Troubled waters indeed. Make sure you all are carrying you life vests.


----------



## wayneL (30 November 2004)

More....

http://www.rumormillnews.com/cgi-bin/forum.cgi?read=60289


----------



## stefan (30 November 2004)

I know I have been rather negative about the Australian and world economy over the past few months. I'm more than willing to believe something different but trouble is that I can't find any indications to support a more optimistic view.

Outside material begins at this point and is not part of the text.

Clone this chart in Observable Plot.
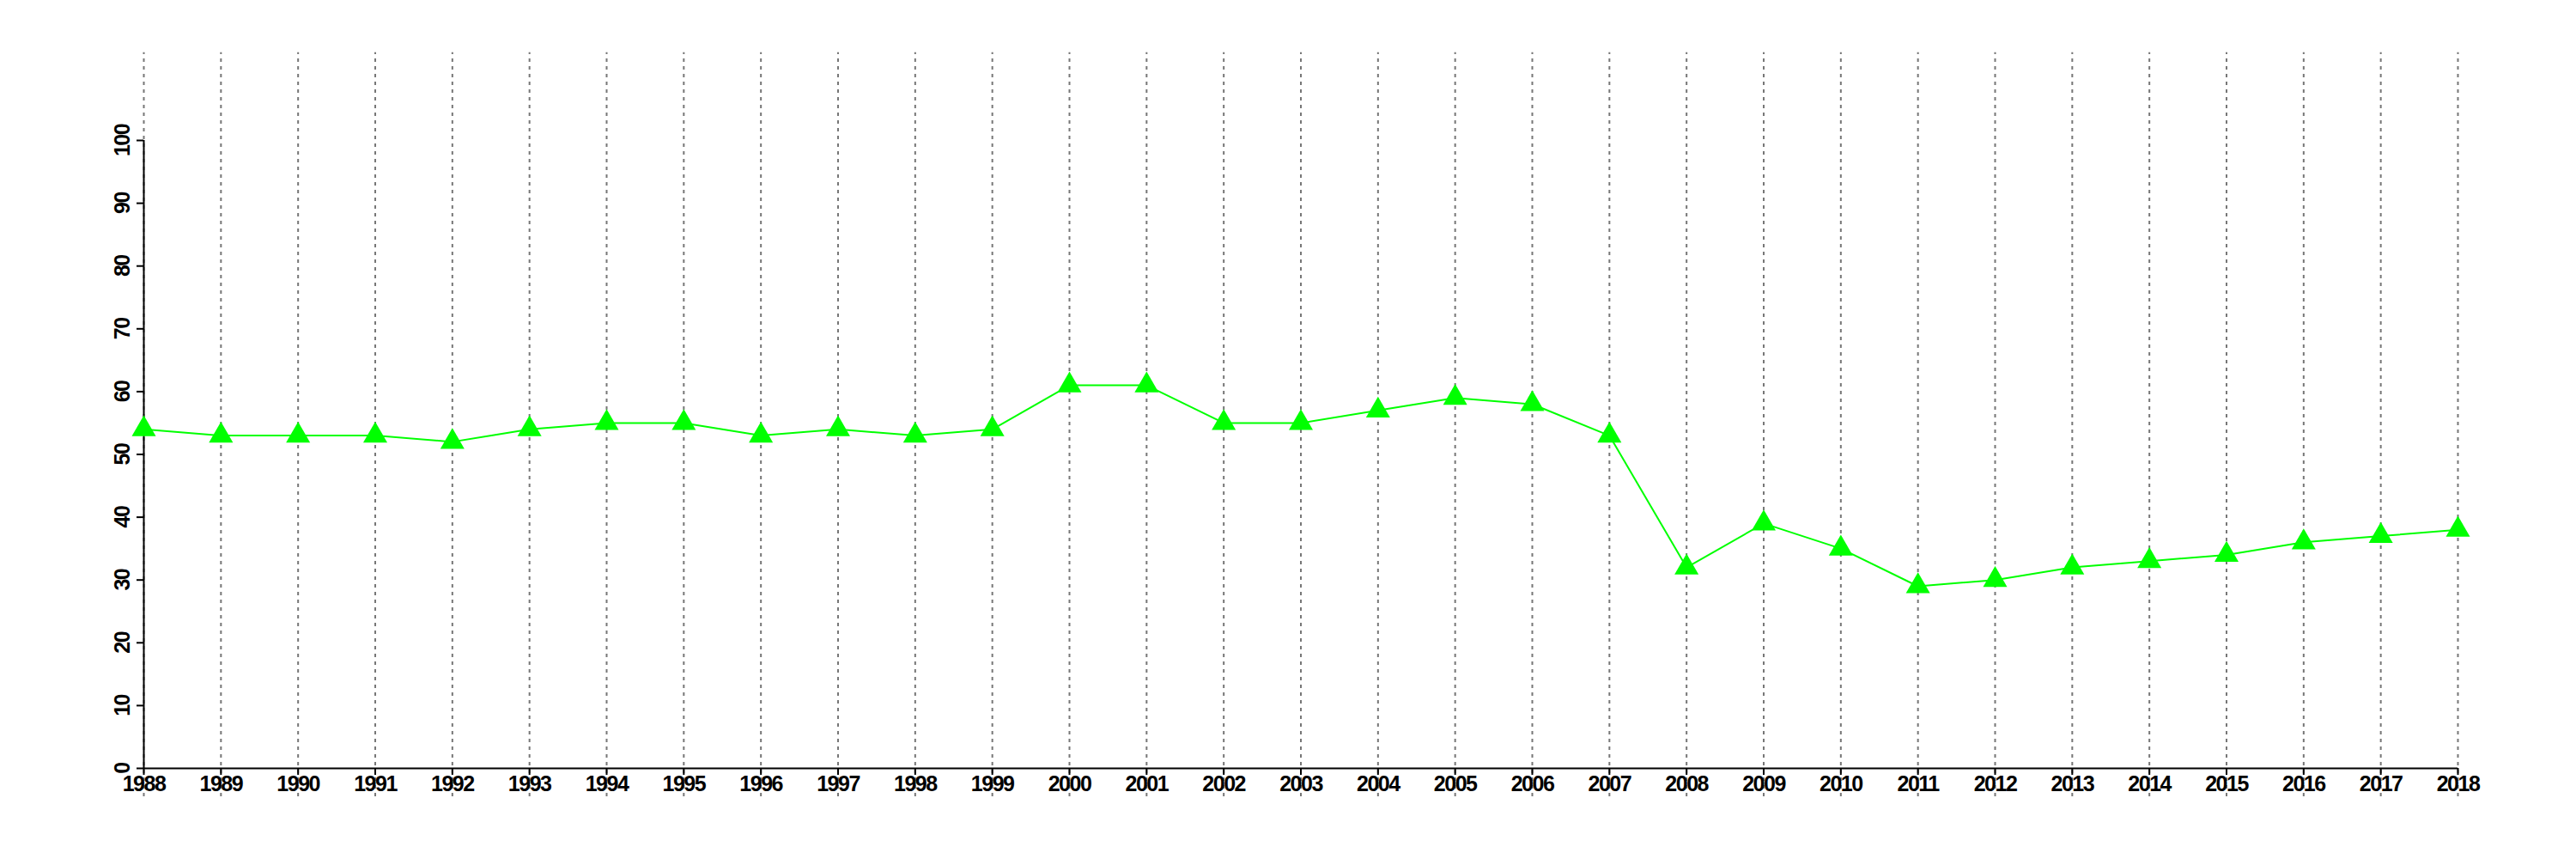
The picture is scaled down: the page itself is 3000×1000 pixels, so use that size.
<!DOCTYPE html>
<html><head><meta charset="utf-8">
<script src="https://cdn.jsdelivr.net/npm/d3@7"></script>
<script src="https://cdn.jsdelivr.net/npm/@observablehq/plot@0.6"></script>
<style>
body{margin:0;background:#fff}
svg{display:block}
svg text{letter-spacing:-1.5px}
</style>
</head><body><div id="chart"></div>
<script>
const years = [1988,1989,1990,1991,1992,1993,1994,1995,1996,1997,1998,1999,2000,2001,2002,2003,2004,2005,2006,2007,2008,2009,2010,2011,2012,2013,2014,2015,2016,2017,2018];
const values = [54,53,53,53,52,54,55,55,53,54,53,54,61,61,55,55,57,59,58,53,32,39,35,29,30,32,33,34,36,37,38];
const yTicks = [0,10,20,30,40,50,60,70,80,90,100];
const gridTop = 114;
const gridBottom = -4.5;

const data = years.map((year, i) => ({year, value: values[i]}));
const font = "'Liberation Sans', Arial, Helvetica, sans-serif";

const chart = Plot.plot({
  width: 3000,
  height: 1000,
  marginLeft: 167,
  marginRight: 138,
  marginTop: 163,
  marginBottom: 106,
  x: {domain: [1988, 2018]},
  y: {domain: [0, 100]},
  style: {background: "#fff", fontFamily: font, color: "#000"},
  marks: [
    Plot.ruleX(years, {x: d => d, y1: gridBottom, y2: gridTop, stroke: "#777", strokeWidth: 2, strokeDasharray: "4,5"}),
    Plot.ruleY([0], {stroke: "#000", strokeWidth: 2}),
    Plot.ruleX([1988], {stroke: "#000", strokeWidth: 2}),
    Plot.axisY({ticks: yTicks, tickSize: 8, tickFormat: () => "", strokeWidth: 2, label: null}),
    Plot.axisX({ticks: years, tickSize: 8, tickFormat: () => "", strokeWidth: 2, label: null}),
    Plot.text(years, {x: d => d, y: 0, text: d => String(d), dy: 9, lineAnchor: "top", textAnchor: "middle", fontSize: 25, fontWeight: "bold", fill: "#000"}),
    Plot.text(yTicks, {y: d => d, frameAnchor: "left", text: d => String(d), rotate: -90, dx: -25, textAnchor: "middle", lineAnchor: "middle", fontSize: 25, fontWeight: "bold", fill: "#000"}),
    Plot.line(data, {x: "year", y: "value", stroke: "#00ff00", strokeWidth: 2}),
    Plot.dot(data, {x: "year", y: "value", symbol: "triangle", r: 10.4, fill: "#00ff00", stroke: "none"})
  ]
});
document.getElementById("chart").appendChild(chart);
</script>
</body></html>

There is one thing that may help and that could be a quick fall in our currency. Some indications would point towards such an event. However, I do not believe that it will happen just now. Maybe a few cents, but that's nowhere near enough to stimulate exports. Even if a fall would happen, it would be too late and only cover one of the many problems we're facing. This country is spending so much more than what it's earning, it just can't be sustained. There is only one thing and that's a recession. People, I suggest you don't use your credit card for Christmas. It may well be that the new year will show its true face early enough and it aint gonna be pretty.




> What do you think of retail stocks over the festive season..it looks bright, but a friend said never to buy retail stocks over this period- his reasoning, dunno?



I don't know the resoning for this logic. Maybe it's because  retailers usually gain in anticipation of the Christmas run a few weeks earlier (Coles Myer has already jumped to +$10) so when you buy now, it's already too late to profit and you may get stuck when profit taking hits. Just an idea. 



> And if the US raises interest rates, what would be the best move here, anticipating the news?



That's something I wouldn't be too concerned about. I think everybody is expecting it and the markets are (for now) somehow comfortable with it. It's a different story in Australia but for the US I'm feeling more at ease with an increase. 

Others may have some ideas here. Wayne, you're active in the US markets, what's your view?

Happy trading

Stefan


----------



## crashy (30 November 2004)

I am heavily short the XJO (and hurting).

I had weekly trendline resistance at around 3910, which may have been broken, if so.......WHY!?

Is the XJO looking for 4k? Or maybe a 50% rally from 2700 lows giving 4050?

Is this the greatest shorting opportunity of all time? Or am I missing something?


----------



## crashy (30 November 2004)

from another forum:

Subject re: aussie deficit comments (dub) 
Posted 30/11/04 12:16:39 AM - 43 reads 
Posted by Grant62 
Post #83265 - in reply to msg. #83251 

Those who have read my comments on the Australian economy over the course of the past year would have noted my concerns with the economy heading into late 2004 /early 2005.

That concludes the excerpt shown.